Some weeks ago, little gosling was having a distressful afternoon. He did not want to be hugged or touched and I was out of ideas to soothe him. I suggested I sing him a “special song”. He liked the idea of having something special, so he acquiesced. I ended up singing “What a wonderful world” several times in a row, whilst he leafed through Tim Hopgoed’s boardbook. Ever since, when he feels blue or tired or upset, he asks me to sing a special song, “another special song”. So I had to keep being creative and find new ones. I’ve tried Judy Garland’s “Over the rainbow” from “The wizard of Oz”, but the one that stuck the most and gets requested the most often is Julie Andrews’ “My favourite things” from “The sound of music”: “no no, mummy, sing the one with the dog that bites”. 

Our music treasury

With all this wealth of songs we’re singing together, I’ve been building our own Nursery Rhymes/Song Treasury.
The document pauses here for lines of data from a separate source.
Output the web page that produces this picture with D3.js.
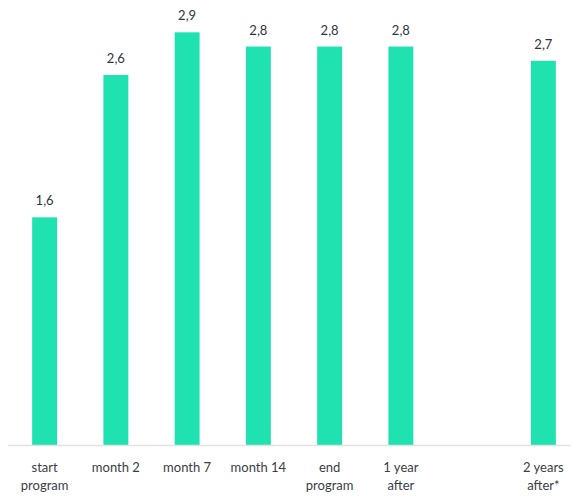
<!DOCTYPE html>
<html>
<head>
<meta charset="utf-8">
<script src="https://cdn.jsdelivr.net/npm/d3@7"></script>
<style>
  html, body { margin: 0; padding: 0; background: #fff; }
  svg { display: block; }
  text { font-family: Lato, "Open Sans", sans-serif; }
</style>
</head>
<body>
<svg id="chart" width="571" height="497"></svg>
<script>
const categories = ["start program", "month 2", "month 7", "month 14", "end program", "1 year after", "gap", "2 years after*"];
const tickLabels = [["start", "program"], ["month 2"], ["month 7"], ["month 14"], ["end", "program"], ["1 year", "after"], [], ["2 years", "after*"]];
const values = [1.6, 2.6, 2.9, 2.8, 2.8, 2.8, null, 2.7];
const valueLabels = ["1,6", "2,6", "2,9", "2,8", "2,8", "2,8", "", "2,7"];

const svg = d3.select("#chart");
const baseY = 445;

const x = d3.scaleBand().domain(categories).range([9, 579]).paddingInner(0.65).paddingOuter(0.325);
const y = d3.scaleLinear().domain([0, 3]).range([baseY, baseY - 3 * 142.3]);

const data = categories.map((c, i) => ({c, v: values[i], lab: valueLabels[i], tick: tickLabels[i]}));

svg.selectAll("rect.bar").data(data.filter(d => d.v != null)).join("rect")
  .attr("class", "bar")
  .attr("x", d => x(d.c))
  .attr("width", x.bandwidth())
  .attr("y", d => y(d.v))
  .attr("height", d => y(0) - y(d.v))
  .attr("fill", "#1fe2b0");

svg.append("line")
  .attr("x1", 8).attr("x2", 571)
  .attr("y1", baseY + 0.5).attr("y2", baseY + 0.5)
  .attr("stroke", "#e2e2e2").attr("stroke-width", 1.5);

svg.selectAll("text.val").data(data.filter(d => d.v != null)).join("text")
  .attr("class", "val")
  .attr("x", d => x(d.c) + x.bandwidth() / 2)
  .attr("y", d => y(d.v) - 12)
  .attr("text-anchor", "middle")
  .attr("font-size", 13)
  .attr("fill", "#2f3440")
  .text(d => d.lab);

const ticks = svg.selectAll("text.tick").data(data).join("text")
  .attr("class", "tick")
  .attr("x", d => x(d.c) + x.bandwidth() / 2)
  .attr("y", 472)
  .attr("text-anchor", "middle")
  .attr("font-size", 13)
  .attr("fill", "#3a3d45");
ticks.selectAll("tspan").data(d => d.tick.map(t => ({t, cx: x(d.c) + x.bandwidth() / 2}))).join("tspan")
  .attr("x", t => t.cx)
  .attr("dy", (t, i) => i === 0 ? 0 : 18)
  .text(t => t.t);
</script>
</body>
</html>
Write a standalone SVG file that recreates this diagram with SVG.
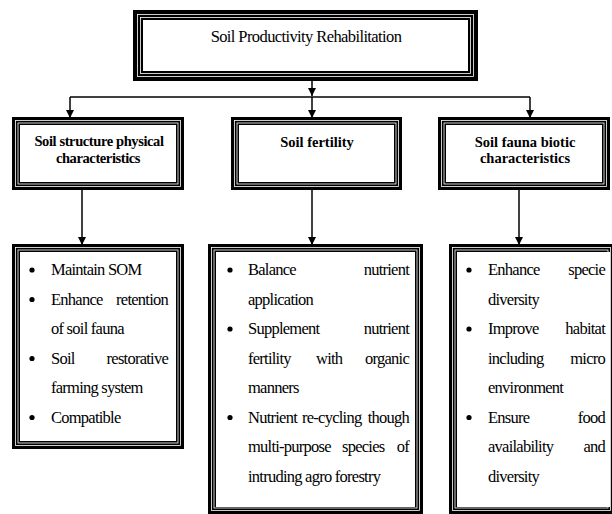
<svg xmlns="http://www.w3.org/2000/svg" width="612" height="514" viewBox="0 0 612 514" font-family="'Liberation Serif', 'Times New Roman', Tinos, 'DejaVu Serif', serif">
<style>
.o{fill:#000}
.w{fill:none;stroke:#fff;stroke-width:0.8}
.in{fill:#fff}
.t{fill:#000}
.title{font-size:16.5px;letter-spacing:-0.6px}
.h{font-size:14.5px;font-weight:bold;text-anchor:middle}
.b{font-size:16.5px;letter-spacing:-0.75px}
.e{text-anchor:end}
.c{fill:none;stroke:#000;stroke-width:1.5}
</style>
<defs>
<marker id="ah" markerUnits="userSpaceOnUse" markerWidth="8" markerHeight="8" refX="8" refY="4" orient="auto">
<path d="M0,0 L8,4 L0,8 z" fill="#000"/>
</marker>
</defs>
<rect width="612" height="514" fill="#fff"/>

<g id="connectors">
<path class="c" d="M312,81 V96" marker-end="url(#ah)"/>
<path class="c" d="M70,97 H530"/>
<path class="c" d="M312,97 V118" marker-end="url(#ah)"/>
<path class="c" d="M70,97 V118" marker-end="url(#ah)"/>
<path class="c" d="M530,97 V118" marker-end="url(#ah)"/>
<path class="c" d="M82,190 V245" marker-end="url(#ah)"/>
<path class="c" d="M312,190 V245" marker-end="url(#ah)"/>
<path class="c" d="M519,190 V245" marker-end="url(#ah)"/>
</g>

<g id="title">
<rect class="o" x="133" y="10" width="345" height="71"/>
<rect class="w" x="137.5" y="14.5" width="336" height="62"/>
<rect class="w" x="140.5" y="17.5" width="330" height="56"/>
<rect class="in" x="143" y="20" width="325" height="51"/>
<text class="t title" x="306" y="42" text-anchor="middle">Soil Productivity Rehabilitation</text>
</g>

<g id="h-structure">
<rect class="o" x="12" y="117" width="172" height="73"/>
<rect class="w" x="15.5" y="120.5" width="165" height="66"/>
<rect class="w" x="18" y="123" width="160" height="61"/>
<rect class="in" x="20" y="125" width="156" height="57"/>
<text class="t h" x="99" y="146" letter-spacing="-0.4">Soil structure physical</text>
<text class="t h" x="98" y="163" letter-spacing="-0.4">characteristics</text>
</g>

<g id="h-fertility">
<rect class="o" x="231" y="117" width="171" height="73"/>
<rect class="w" x="234.5" y="120.5" width="164" height="66"/>
<rect class="w" x="237" y="123" width="159" height="61"/>
<rect class="in" x="239" y="125" width="155" height="57"/>
<text class="t h" x="317" y="147">Soil fertility</text>
</g>

<g id="h-fauna">
<rect class="o" x="438" y="117" width="172" height="73"/>
<rect class="w" x="441.5" y="120.5" width="165" height="66"/>
<rect class="w" x="444" y="123" width="160" height="61"/>
<rect class="in" x="446" y="125" width="156" height="57"/>
<text class="t h" x="525" y="147">Soil fauna biotic</text>
<text class="t h" x="525" y="163">characteristics</text>
</g>

<g id="b-structure">
<rect class="o" x="12" y="244" width="172" height="205"/>
<rect class="w" x="15.5" y="247.5" width="165" height="198"/>
<rect class="w" x="18" y="250" width="160" height="193"/>
<rect class="in" x="20" y="252" width="156" height="189"/>
<circle cx="32" cy="270" r="2.6"/>
<circle cx="32" cy="299.5" r="2.6"/>
<circle cx="32" cy="358.5" r="2.6"/>
<circle cx="32" cy="417.5" r="2.6"/>
<text class="t b" x="51" y="275">Maintain SOM</text>
<text class="t b" x="51" y="304.5">Enhance</text>
<text class="t b e" x="168" y="304.5">retention</text>
<text class="t b" x="51" y="334">of soil fauna</text>
<text class="t b" x="51" y="363.5">Soil</text>
<text class="t b e" x="168" y="363.5">restorative</text>
<text class="t b" x="51" y="393">farming system</text>
<text class="t b" x="51" y="422.5">Compatible</text>
</g>

<g id="b-fertility">
<rect class="o" x="208" y="244" width="215" height="270"/>
<rect class="w" x="211.5" y="247.5" width="208" height="263"/>
<rect class="w" x="214" y="250" width="203" height="258"/>
<rect class="in" x="216" y="252" width="199" height="255"/>
<circle cx="230" cy="270" r="2.6"/>
<circle cx="230" cy="329" r="2.6"/>
<circle cx="230" cy="417.5" r="2.6"/>
<text class="t b" x="248" y="275">Balance</text>
<text class="t b e" x="409" y="275">nutrient</text>
<text class="t b" x="248" y="304.5">application</text>
<text class="t b" x="248" y="334">Supplement</text>
<text class="t b e" x="409" y="334">nutrient</text>
<text class="t b" x="248" y="363.5">fertility</text>
<text class="t b" x="316" y="363.5">with</text>
<text class="t b e" x="409" y="363.5">organic</text>
<text class="t b" x="248" y="393">manners</text>
<text class="t b" x="248" y="422.5">Nutrient</text>
<text class="t b" x="302" y="422.5">re-cycling</text>
<text class="t b e" x="409" y="422.5">though</text>
<text class="t b" x="248" y="452">multi-purpose</text>
<text class="t b" x="342" y="452">species</text>
<text class="t b e" x="409" y="452">of</text>
<text class="t b" x="248" y="481.5">intruding agro forestry</text>
</g>

<g id="b-fauna">
<rect class="o" x="449" y="244" width="165" height="270"/>
<rect class="w" x="452.5" y="247.5" width="158" height="263"/>
<rect class="w" x="455" y="250" width="153" height="258"/>
<rect class="in" x="457" y="252" width="153" height="255"/>
<circle cx="469" cy="270" r="2.6"/>
<circle cx="469" cy="329" r="2.6"/>
<circle cx="469" cy="417.5" r="2.6"/>
<text class="t b" x="488" y="275">Enhance</text>
<text class="t b e" x="605" y="275">specie</text>
<text class="t b" x="488" y="304.5">diversity</text>
<text class="t b" x="488" y="334">Improve</text>
<text class="t b e" x="605" y="334">habitat</text>
<text class="t b" x="488" y="363.5">including</text>
<text class="t b e" x="605" y="363.5">micro</text>
<text class="t b" x="488" y="393">environment</text>
<text class="t b" x="488" y="422.5">Ensure</text>
<text class="t b e" x="605" y="422.5">food</text>
<text class="t b" x="488" y="452">availability</text>
<text class="t b e" x="605" y="452">and</text>
<text class="t b" x="488" y="481.5">diversity</text>
</g>
</svg>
I got the idea from little gosling’s French-speaking creche. When we did the insertion days together, I saw the teachers using cards to sing with the little ones. One side, which they were showing the kids, had drawings so that they could guess the song and make word associations; the other side had the lyrics. “What a good idea!”, I thought. I decided to write down all the different songs and rhymes we sing together on individual cards and draw something meaningful next to the lyrics, so that he can choose what he wants us to sing. 

I find this very useful, particularly for the new songs and for the songs in French, until I learn the lyrics by heart and he learns that we can sing the song together. It’s also great to have all our songs together in the same format. We sing songs in three languages; songs that we learn from books or from youtube videos, songs that I remember from my childhood, as well as songs that he brings home from school. I think it’s fun for little gosling as well, browsing through many cards and picking the song he wants to hear/sing. Not to mention that I find it relaxing and take great pleasure in putting together the cards: writing down the lyrics, looking for inspiration and (easy) drawing.